Slow week, so thought I’d vent. The top 3 things that seem like good ideas at the time:

  1. Using IDs in WHERE clauses when a CHAR or VARCHAR column could be used. This is another of those pesky “proper design” practices. As a developer, you should always assume that a row’s ID can change at any time. This is most tempting when joining to lookup tables, where you think the IDs will never change. That might be true in the development environment, but maybe the IDs turn out to be different in the production environment for any number of reasons. All your SQL breaks. It’s always safer to use a unique identifying string value in joins where possible. And if your lookup tables weren’t designed with a unique key on a string column, you should create one. It’s much much safer to do:

    SELECT p.name FROM people p, groups g WHERE p.group_id = g.id AND g.name = ‘friends’

    than it is to do:

    SELECT p.name FROM people p WHERE p.group_id = 1

    At that rate, why have a lookup tables there in the first place? (No, I’m not really suggesting this, although I have worked on systems where this was commonplace).

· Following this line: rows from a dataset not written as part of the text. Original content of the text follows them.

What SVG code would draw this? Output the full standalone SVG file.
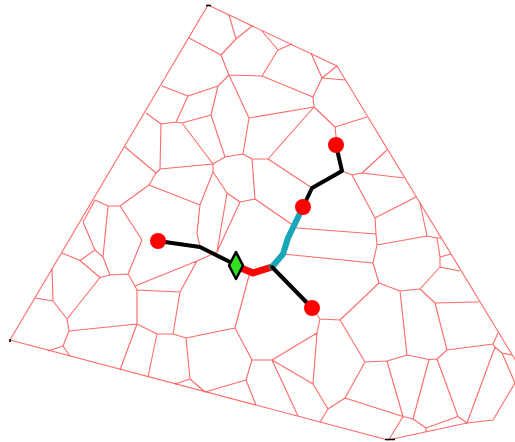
<svg xmlns="http://www.w3.org/2000/svg" width="515" height="442" viewBox="0 0 515 442">
<style>
.cell{fill:none;stroke:#ff4444;stroke-width:1.1;stroke-opacity:0.8;stroke-linejoin:round}
.path{fill:none;stroke-linecap:round;stroke-linejoin:round}
.blk{stroke:#000;stroke-width:4}
.site{fill:#ff0000}
.tick{stroke:#000;stroke-width:1.6}
</style>
<rect width="515" height="442" fill="#fff"/>
<g id="cells">
<path class="cell" d="M208,5L337,66L522,371L493,420L467,423L388,440L10,340Z"/>
<path class="cell" d="M229,15L236,39 M236,39L252,26 M236,39L221,55 M189,38L221,55 M221,55L229,75 M229,75L262,76 M262,76L278,50 M278,50L262,31 M278,50L292,44 M262,76L313,97 M311,53L322,78 M322,78L337,66 M322,78L345,80 M322,78L313,97 M313,97L314,107 M314,107L249,118 M314,107L335,127 M335,127L367,117 M335,127L337,145L342,171 M314,107L268,159 M229,75L218,86 M218,86L188,96 M162,86L188,96 M188,96L176,122 M176,122L182,123 M176,122L161,124 M146,113L161,124 M182,123L211,115 M218,86L211,115 M229,75L249,118 M249,118L243,154 M211,115L225,157 M182,123L213,164 M161,124L160,169 M160,169L213,164 M213,164L225,157 M225,157L243,154 M243,154L252,159 M252,159L268,159 M268,159L312,188 M312,188L342,171 M342,171L352,175 M352,175L362,173 M362,173L387,150 M362,173L404,178 M352,175L375,218 M375,218L416,197 M375,218L376,234 M376,234L297,228 M376,234L377,245 M377,245L427,236 M427,236L420,203 M427,236L437,238 M437,238L441,238 M437,238L440,257 M440,257L451,254 M440,257L440,267 M440,267L460,271 M440,267L420,289 M377,245L373,263 M373,263L283,254 M373,263L379,283 M379,283L340,320 M379,283L400,291 M400,291L420,289 M420,289L435,303 M435,303L479,302 M435,303L447,350 M400,291L407,355 M407,355L429,359.5 M429,359.5L437,359 M437,359L447,350 M447,350L493,344 M493,344L498,333 M493,344L495,347 M495,347L502,353 M502,353L512,355 M502,353L515,383 M495,347L467,423 M437,359L458,416.5 M458,416.5L467,423 M429,359.5L413,419 M413,419L426,428 M426,428L426,432 M426,428L458,416.5 M407,355L387,361 M387,361L365,362 M365,362L340,320 M365,362L345,398 M387,361L403,416.5 M403,416.5L413,419 M403,416.5L389,439.5 M345,398L403,416.5 M345,398L328,409 M328,409L320,422 M328,409L313,384 M313,384L317,333 M313,384L272,360 M317,333L320,319 M320,319L340,320 M320,319L314,311 M317,333L272,360 M272,360L252,360 M272,360L298,416 M252,360L235,328 M252,360L246,380 M246,380L256,405 M246,380L205,392 M235,328L250,272 M235,328L186,338 M186,338L190,379 M190,379L175,384 M190,379L205,392 M186,338L173,334 M173,334L157,334 M173,334L180,292 M157,334L137,324 M157,334L148,377 M137,324L120,370 M137,324L137,290 M137,324L69,331 M69,331L67,319 M69,331L63,346 M63,346L48,351 M63,346L70,356 M67,319L53,301 M53,301L35,298 M53,301L52,269 M67,319L100,277.5 M100,277.5L80,260.5 M80,260.5L62,253 M80,260.5L95,250 M95,250L83,222 M83,222L95,200 M95,250L103,257 M103,257L110,275 M100,277.5L110,275 M110,275L128,274 M128,274L135,286 M135,286L137,290 M128,274L142,240 M142,240L120,206 M103,257L108,206 M108,206L95,200 M108,206L120,206 M120,206L149,185 M149,185L156,173 M156,173L125,147 M156,173L160,169 M149,185L200,205 M137,290L180,292 M135,286L197,261 M180,292L197,261 M197,261L217,252 M217,252L227,193 M217,252L240,202 M240,202L227,193 M227,193L213,172 M213,172L213,164 M213,172L200,205 M240,202L255,199 M255,199L252,159 M255,199L297,228 M200,205L197,233L200,247"/>
<path class="tick" d="M206,5.5H211 M10,339V342 M385,439.5H395"/>
</g>
<g id="connectors">
<path class="path blk" d="M158,241L200,247L236,265"/>
<path class="path" stroke="#ff0000" stroke-width="7" d="M241,268L253,273L272,267"/>
<path class="path" stroke="#17a7b8" stroke-width="6" d="M272,267L283,254L288,238L303,207"/>
<path class="path blk" d="M272,267L312,308"/>
<path class="path blk" d="M303,207L312,188L342,171L336,145"/>
</g>
<g id="site-1"><circle class="site" cx="158" cy="241" r="8"/></g>
<g id="site-2"><circle class="site" cx="303" cy="207" r="8"/></g>
<g id="site-3"><circle class="site" cx="336" cy="145" r="8"/></g>
<g id="site-4"><circle class="site" cx="312" cy="308" r="8"/></g>
<g id="start"><polygon points="236,252 243,265.5 236,279 229,265.5" fill="#33e022" stroke="#000" stroke-width="2.5" stroke-linejoin="round"/></g>
</svg>
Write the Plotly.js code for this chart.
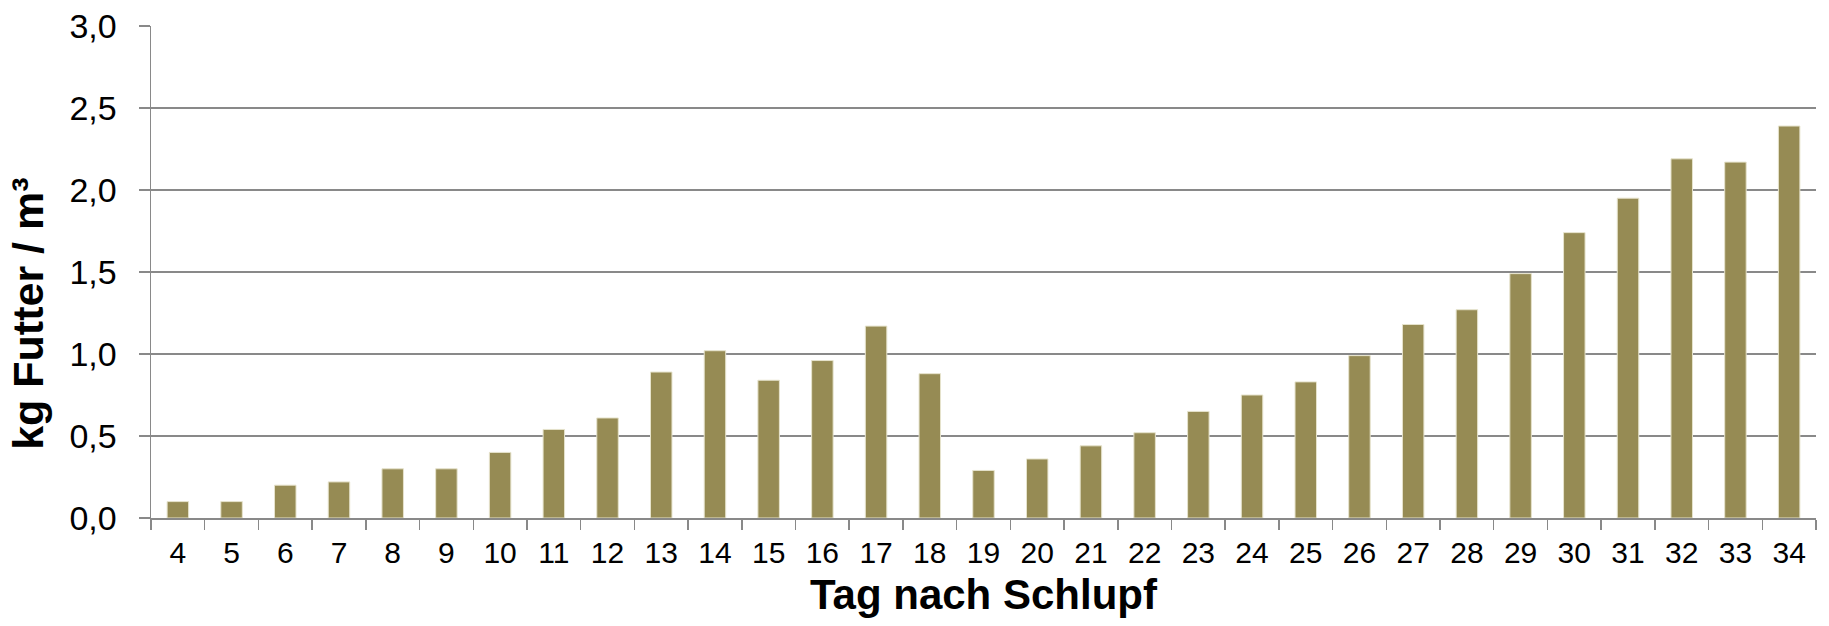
<!DOCTYPE html>
<html>
<head>
<meta charset="utf-8">
<script src="https://cdn.plot.ly/plotly-3.0.1.min.js"></script>
<style>
  html, body { margin: 0; padding: 0; background: #ffffff; }
  #chart { width: 1829px; height: 626px; }
</style>
</head>
<body>
<div id="chart"></div>
<script>
// Days after hatching (categories)
const days = ['4','5','6','7','8','9','10','11','12','13','14','15','16','17','18','19','20','21','22','23','24','25','26','27','28','29','30','31','32','33','34'];
// kg feed per m³
const feed = [0.10, 0.10, 0.20, 0.22, 0.30, 0.30, 0.40, 0.54, 0.61, 0.89, 1.02, 0.84, 0.96, 1.17, 0.88, 0.29, 0.36, 0.44, 0.52, 0.65, 0.75, 0.83, 0.99, 1.18, 1.27, 1.49, 1.74, 1.95, 2.19, 2.17, 2.39];
// Axis tick values
const yTicks = [0, 0.5, 1.0, 1.5, 2.0, 2.5, 3.0];
const xTitle = 'Tag nach Schlupf';
const yTitle = 'kg Futter / m³';

const FONT = '"Liberation Sans", Arial, Helvetica, sans-serif';
const GRID = '#898989';

const trace = {
  type: 'bar',
  x: days,
  y: feed,
  marker: { color: '#968b54', line: { color: '#e6e3cc', width: 1 } },
  hoverinfo: 'x+y'
};

const layout = {
  width: 1829,
  height: 626,
  margin: { l: 151, r: 13, t: 26, b: 108, pad: 0 },
  paper_bgcolor: '#ffffff',
  plot_bgcolor: '#ffffff',
  separators: ',.',
  bargap: 0.6,
  showlegend: false,
  font: { family: FONT, color: '#000000' },
  xaxis: {
    type: 'category',
    tickson: 'boundaries',
    ticks: 'outside',
    ticklen: 10,
    tickwidth: 1.5,
    tickcolor: GRID,
    showline: true,
    linecolor: GRID,
    linewidth: 1.5,
    showgrid: false,
    tickfont: { family: FONT, size: 30, color: '#000000' },
    ticklabelstandoff: 7,
    title: { text: xTitle, font: { family: FONT, size: 42, color: '#000000', weight: 'bold' }, standoff: 12 }
  },
  yaxis: {
    range: [0, 3.0],
    tickvals: yTicks,
    tickformat: '.1f',
    ticks: 'outside',
    ticklen: 11,
    tickwidth: 1.5,
    tickcolor: GRID,
    showline: true,
    linecolor: GRID,
    linewidth: 1.5,
    showgrid: true,
    gridcolor: GRID,
    gridwidth: 1.5,
    zeroline: false,
    tickfont: { family: FONT, size: 34, color: '#000000' },
    ticklabelstandoff: 15
  },
  annotations: [{
    text: '<b>' + yTitle + '</b>',
    textangle: -90,
    xref: 'paper', yref: 'paper',
    x: (28.5 - 151) / 1665,
    y: (517.7 - 314) / 492,
    xanchor: 'center', yanchor: 'middle',
    showarrow: false,
    font: { family: FONT, size: 43, color: '#000000' }
  }]
};

Plotly.newPlot('chart', [trace], layout, { staticPlot: true, displayModeBar: false });
</script>
</body>
</html>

  2. Misuse/Overuse of IN clauses. When I’m writing ad-hoc queries I tend to throw around the IN clause liberally because it’s usually quicker than a join. In production code, you should severely restrict your use of it. For one, it’s not the most effiecient clause for the database to execute. For another, it’s error prone.Here’s the wrong way to use an IN clause:

    SELECT p.name FROM people p WHERE p.group_id in (SELECT id FROM groups WHERE strangers = ‘n’)

    I guess some developers have the impression that it’s easier for the DBMS to optimize that because it looks like 2 separate queries squashed together. In most non-trivial cases it’s not easier to optimize. Here’s the right way to use an IN clause:

    SELECT p.name FROM people p, groups g WHERE p.group_id = g.id AND g.strangers in (‘n’, ‘notsure’)

    In most correct uses, it could be conceptually replaced with one or more OR clauses. So lay off the IN clauses please.

  3. SELECT * FROM …. queries. There is no reason to ever SELECT * from any table. No reason. It’s a lazy, horrible practice. Spend another 3 minutes and protect yourself from the bugs that will eventually arise when someone adds or modifies a column to that table. If you’re really too lazy to type out the column names, you can do something like this:

    SELECT column_name FROM user_tab_columns WHERE table_name = ‘MESSAGES’

    The table USER_TAB_COLUMNS is part of Oracle’s data dictionary, which I’m hoping to cover more in future posts. That’s just one way to be lazy and productive at the same time.